As motos e as cidades
Metade das vítimas de acidentes de trânsito no pronto-socorro do HC de São Paulo são motociclistas
DIAS ATRÁS , o Hospital das Clínicas de São Paulo, principal hospital público da cidade, revelou que metade das vítimas de acidentes de trânsito que chegam ao pronto-socorro da instituição são motociclistas. Em São Paulo, morrem três motoqueiros a cada dois dias.
Há muitas outras estatísticas que mostram o impressionante número de mortes e incapacitações físicas decorrentes desse tipo de transporte, que avança de forma alucinada no país.Não é meu objetivo chocar leitores com números dessa mortandade.
Nem condenar à extinção a indústria de motocicletas. O intuito é o de chamar a atenção para a necessidade urgente de busca de saídas para esse problema, que não depende apenas de leis federais. Prefeitos de grandes cidades precisam ter a mesma coragem revelada em São Paulo para limpar as ruas da poluição visual. Com a diferença de que esse tema exige muito mais pressa, porque se trata de poupar vidas.
Estive na China há três meses e surpreendi-me com a inexistência de motos no trânsito caótico de Pequim.
Elas são proibidas na capital chinesa e em várias outras metrópoles do país, como Xangai e Guangzhou. Só bicicletas e bicicletas elétricas podem circular nessas cidades, e jamais no meio dos veículos. Usam faixas exclusivas existentes em praticamente todos os grandes centros urbanos.
Em alguns, a proibição já dura oito anos, e isso não atrapalha a indústria, que se concentra em bicicletas e motonetas elétricas.Segundo os chineses, a proibição de motocicletas nos grandes centros -elas podem circular no interior- se deu por três razões: segurança, porque elas se envolvem em muitos acidentes com vítimas; por uma questão ambiental, porque poluem muito mais do que os carros; e para melhorar o trânsito dos veículos. No Brasil, haveria uma quarta razão, a redução da criminalidade no trânsito, já que muitos assaltos são feitos por duplas de motociclistas.
Os chineses consideram falsa a ideia de que as motos facilitam o trânsito e a locomoção das pessoas. Ao circular entre os veículos, dizem, elas provocam mais problemas do que soluções, porque dão origem a muitos acidentes e incidentes que param ou retardam o tráfego. O ideal seria segregá-las às faixas exclusivas, mas sua velocidade seria incompatível com a das bicicletas. A solução chinesa, então, foi proibir as motos e restringir o uso das faixas para bicicletas e ciclomotores elétricos, que andam a baixa velocidade, mas representam um meio de transporte importante.
No Brasil, caminhamos na direção oposta. O governo federal aprovou em julho o serviço de mototáxi no país.
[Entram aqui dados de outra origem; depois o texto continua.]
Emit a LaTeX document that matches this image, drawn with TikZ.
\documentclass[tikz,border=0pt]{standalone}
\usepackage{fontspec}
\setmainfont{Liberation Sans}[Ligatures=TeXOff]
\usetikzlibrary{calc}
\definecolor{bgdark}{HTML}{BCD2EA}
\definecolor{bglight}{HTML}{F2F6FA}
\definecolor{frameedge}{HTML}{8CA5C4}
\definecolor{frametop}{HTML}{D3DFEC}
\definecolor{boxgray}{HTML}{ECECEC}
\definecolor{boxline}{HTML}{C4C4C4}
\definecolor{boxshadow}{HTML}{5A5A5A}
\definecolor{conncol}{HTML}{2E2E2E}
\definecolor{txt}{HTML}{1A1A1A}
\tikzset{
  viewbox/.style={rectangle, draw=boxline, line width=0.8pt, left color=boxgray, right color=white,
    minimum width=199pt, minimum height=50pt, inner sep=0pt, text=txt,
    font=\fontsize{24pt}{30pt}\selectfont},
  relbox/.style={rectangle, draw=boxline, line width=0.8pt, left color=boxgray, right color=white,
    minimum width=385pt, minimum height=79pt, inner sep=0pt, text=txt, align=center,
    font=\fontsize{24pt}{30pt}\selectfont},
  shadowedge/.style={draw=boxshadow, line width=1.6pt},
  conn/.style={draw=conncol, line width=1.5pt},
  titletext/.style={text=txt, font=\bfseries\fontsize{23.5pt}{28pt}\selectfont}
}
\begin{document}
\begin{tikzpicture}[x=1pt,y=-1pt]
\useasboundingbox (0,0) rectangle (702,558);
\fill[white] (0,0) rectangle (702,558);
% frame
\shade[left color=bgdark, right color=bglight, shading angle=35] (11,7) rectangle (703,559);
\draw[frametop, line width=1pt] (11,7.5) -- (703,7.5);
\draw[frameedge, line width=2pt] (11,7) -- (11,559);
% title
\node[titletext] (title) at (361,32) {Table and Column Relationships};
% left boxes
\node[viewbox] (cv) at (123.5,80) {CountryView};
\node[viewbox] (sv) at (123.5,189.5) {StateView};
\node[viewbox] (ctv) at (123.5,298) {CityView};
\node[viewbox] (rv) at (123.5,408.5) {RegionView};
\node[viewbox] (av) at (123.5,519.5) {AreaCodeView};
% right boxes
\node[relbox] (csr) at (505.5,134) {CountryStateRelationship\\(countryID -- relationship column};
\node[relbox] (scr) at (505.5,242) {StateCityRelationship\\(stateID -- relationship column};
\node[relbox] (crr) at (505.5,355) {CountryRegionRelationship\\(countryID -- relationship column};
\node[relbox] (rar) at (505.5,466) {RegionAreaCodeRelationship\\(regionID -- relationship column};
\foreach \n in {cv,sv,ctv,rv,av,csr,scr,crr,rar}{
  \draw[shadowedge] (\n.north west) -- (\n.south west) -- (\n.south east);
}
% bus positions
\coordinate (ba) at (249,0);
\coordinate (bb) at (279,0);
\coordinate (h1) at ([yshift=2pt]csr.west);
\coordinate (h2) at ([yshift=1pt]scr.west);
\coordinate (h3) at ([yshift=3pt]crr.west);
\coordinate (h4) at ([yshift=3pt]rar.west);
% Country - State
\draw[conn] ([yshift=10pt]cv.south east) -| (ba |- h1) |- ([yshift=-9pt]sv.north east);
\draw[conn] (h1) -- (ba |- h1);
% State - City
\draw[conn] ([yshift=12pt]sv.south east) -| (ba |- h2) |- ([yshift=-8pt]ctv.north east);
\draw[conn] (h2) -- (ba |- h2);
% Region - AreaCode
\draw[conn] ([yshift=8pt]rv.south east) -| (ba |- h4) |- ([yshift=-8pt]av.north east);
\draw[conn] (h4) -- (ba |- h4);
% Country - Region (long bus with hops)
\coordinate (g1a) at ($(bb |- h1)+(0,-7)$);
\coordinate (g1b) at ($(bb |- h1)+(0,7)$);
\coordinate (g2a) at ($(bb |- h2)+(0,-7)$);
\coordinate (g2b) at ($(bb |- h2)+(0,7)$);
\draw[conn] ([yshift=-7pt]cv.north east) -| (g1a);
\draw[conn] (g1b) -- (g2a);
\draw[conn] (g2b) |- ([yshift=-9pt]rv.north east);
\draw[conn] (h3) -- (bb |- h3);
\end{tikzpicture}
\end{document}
A lei permite que cada prefeito possa decidir sobre a liberação do serviço em sua cidade.
A ideia de que a bicicleta não se adapta a cidades como São Paulo ou Rio, que têm muitas subidas, também não se sustenta depois do surgimento das eficientes bicicletas elétricas chinesas. O governador do Rio, Sergio Cabral, circulou com uma dessas bicicletas em ruas próximas ao Maracanã recentemente, no Dia Mundial sem Carros (e Motos), e ficou encantado. Prometeu "tapete vermelho, casa, comida e roupa lavada" a quem instalar uma fábrica desses ciclomotores no Rio.
Alguém já pensou em proibir o uso de motos em cidades como São Paulo, Rio ou Belo Horizonte? Claro que não. Haveria uma "guerra civil" nas ruas. Isso, porém, não significa que a sociedade deva continuar apática ao problema. Medidas educativas, por exemplo, são bem-vindas. Mas é preciso muito mais do que isso. Mais arrojo e mais coragem. Para salvar vidas.